Associated with the Boston Museum of Fine Arts from 1954 to 1974, the Boston Camerata was founded by Narcissa Williamson and directed in its early seasons by Anne Gombosi, Howard Mayer Brown, Daniel Pinkham and Victor Mattfeld. Camerata began self-producing its own local concert series in 1974. It has been under the direction of French-born singer and scholar Anne Azéma since 2008.

"Carmina Burana" is the ages-old manuscript that lay in the vaults of the Benediktbeuren monastery in Bavaria, and may be the most important source of secular, medieval Latin poetry that we now have. The songs were collected, somewhere in Germany, from many places and sources, most likely in the early decades of the 13th century.

The ensemble has maintained an extensive touring schedule across the United States and has participated in early music festivals at Berkeley, Calif., and San Antonio, in addition to many of the biennial Boston Early Music Festivals. Camerata musicians were invited to perform in the renowned Tanglewood Festival in 1992, 1994 and 1995.

A widely praised national tour in 2000 marked Camerata's first collaboration with the Sharq Arabic Music Ensemble.

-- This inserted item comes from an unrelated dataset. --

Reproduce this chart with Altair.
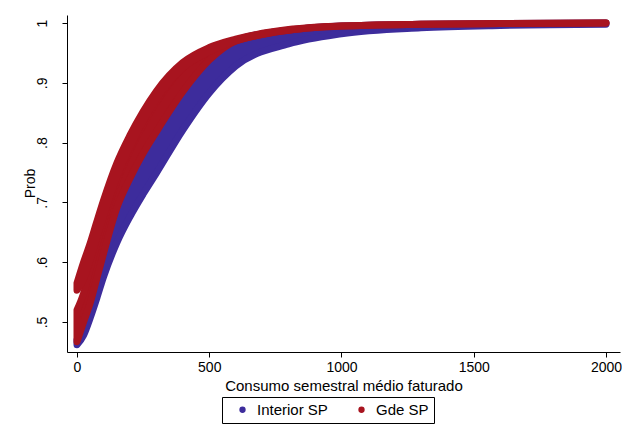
import altair as alt
import pandas as pd

# consumption values (x) at which the bands were read
x_vals = [0, 25, 50, 75, 100, 150, 200, 250, 300, 400, 500, 600, 800, 1000, 1300, 1600, 2000]

# Gde SP : upper sub-band (top / bottom) and main sub-band (top / bottom)
gde_a_top = [0.565, 0.600, 0.632, 0.668, 0.703, 0.765, 0.812, 0.852, 0.886, 0.934, 0.959, 0.973, 0.989, 0.995, 0.998, 0.999, 1.000]
gde_a_bot = [0.553, 0.572, 0.605, 0.642, 0.677, 0.742, 0.793, 0.836, 0.873, 0.925, 0.952, 0.970, 0.988, 0.995, 0.998, 0.999, 1.000]
gde_b_top = [0.520, 0.548, 0.590, 0.630, 0.668, 0.735, 0.787, 0.830, 0.868, 0.925, 0.952, 0.970, 0.988, 0.995, 0.998, 0.999, 1.000]
gde_b_bot = [0.467, 0.500, 0.532, 0.573, 0.614, 0.690, 0.740, 0.782, 0.818, 0.885, 0.938, 0.970, 0.988, 0.995, 0.998, 0.999, 1.000]

# Interior SP band (top / bottom)
int_top = [0.470, 0.505, 0.540, 0.580, 0.620, 0.695, 0.745, 0.787, 0.823, 0.889, 0.940, 0.971, 0.988, 0.995, 0.998, 0.999, 1.000]
int_bot = [0.462, 0.478, 0.507, 0.540, 0.575, 0.632, 0.676, 0.714, 0.749, 0.821, 0.883, 0.928, 0.965, 0.982, 0.992, 0.996, 0.998]

series = ["Interior SP", "Gde SP"]
colors = ["#3d2c9c", "#a8141f"]

x_ticks = [0, 500, 1000, 1500, 2000]
y_ticks = [0.5, 0.6, 0.7, 0.8, 0.9, 1.0]

FONT = "Liberation Sans"

cscale = alt.Scale(domain=series, range=colors)
xscale = alt.Scale(domain=[-37.8, 2053], nice=False, zero=False)
yscale = alt.Scale(domain=[0.4498, 1.0134], nice=False, zero=False)

xaxis = alt.Axis(values=x_ticks, format="d", title="Consumo semestral médio faturado",
                 grid=False, tickSize=5, labelPadding=3, labelFontSize=14, titleFontSize=15,
                 titleFontWeight="normal", titleY=26, titleBaseline="top", titleAlign="center",
                 labelFont=FONT, titleFont=FONT,
                 domainColor="black", tickColor="black", labelColor="black", titleColor="black")
yaxis = alt.Axis(values=y_ticks, labelExpr="datum.value == 1 ? '1' : slice(format(datum.value, '.1f'), 1)",
                 title="Prob", grid=False, tickSize=5, labelAngle=270, labelAlign="center",
                 labelBaseline="middle", labelPadding=20, labelFontSize=14, titleFontSize=14,
                 titleFontWeight="normal", titleAngle=270, titleX=-37, titleY=168,
                 titleAlign="center", titleBaseline="middle", labelFont=FONT, titleFont=FONT,
                 domainColor="black", tickColor="black", labelColor="black", titleColor="black")

legend = alt.Legend(title=None, orient="none", legendX=155, legendY=382, direction="horizontal",
                    columns=2, gridAlign="all", symbolType="circle", symbolSize=40,
                    labelFontSize=15, labelFont=FONT, labelColor="black", labelOffset=7,
                    symbolOffset=8, strokeColor="black", padding=5, columnPadding=18,
                    fillColor="white", symbolStrokeWidth=0)


def band(name, lo, hi, show_legend):
    df = pd.DataFrame({"x": x_vals, "lo": lo, "hi": hi, "serie": name})
    return alt.Chart(df).mark_area(
        strokeWidth=7, strokeJoin="round", strokeCap="round", interpolate="monotone", opacity=1
    ).encode(
        x=alt.X("x:Q", scale=xscale, axis=xaxis),
        y=alt.Y("lo:Q", scale=yscale, axis=yaxis),
        y2="hi:Q",
        color=alt.Color("serie:N", scale=cscale, legend=legend if show_legend else None),
        stroke=alt.Stroke("serie:N", scale=cscale, legend=None),
    )


chart = alt.layer(
    band("Interior SP", int_bot, int_top, True),
    band("Gde SP", gde_b_bot, gde_b_top, False),
    band("Gde SP", gde_a_bot, gde_a_top, False),
).properties(
    width=553, height=337,
    autosize=alt.AutoSizeParams(type="none"),
    padding={"left": 59, "top": 7, "right": 2, "bottom": 75},
).configure_view(stroke=None)

chart.save("out.html", embed_options={"renderer": "svg", "actions": False})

The two groups performed together again in Paris in 2007. Other important Camerata appearances in the U.S. include Lincoln Center, The Cloisters and Brooklyn Academy of Music in New York, and the Smithsonian Institute, National Cathedral and Library of Congress in Washington, D.C.

In recent seasons, Camerata has been heard in Canada, England, Spain, France, Germany, Italy, Portugal, the Netherlands, Singapore and Israel.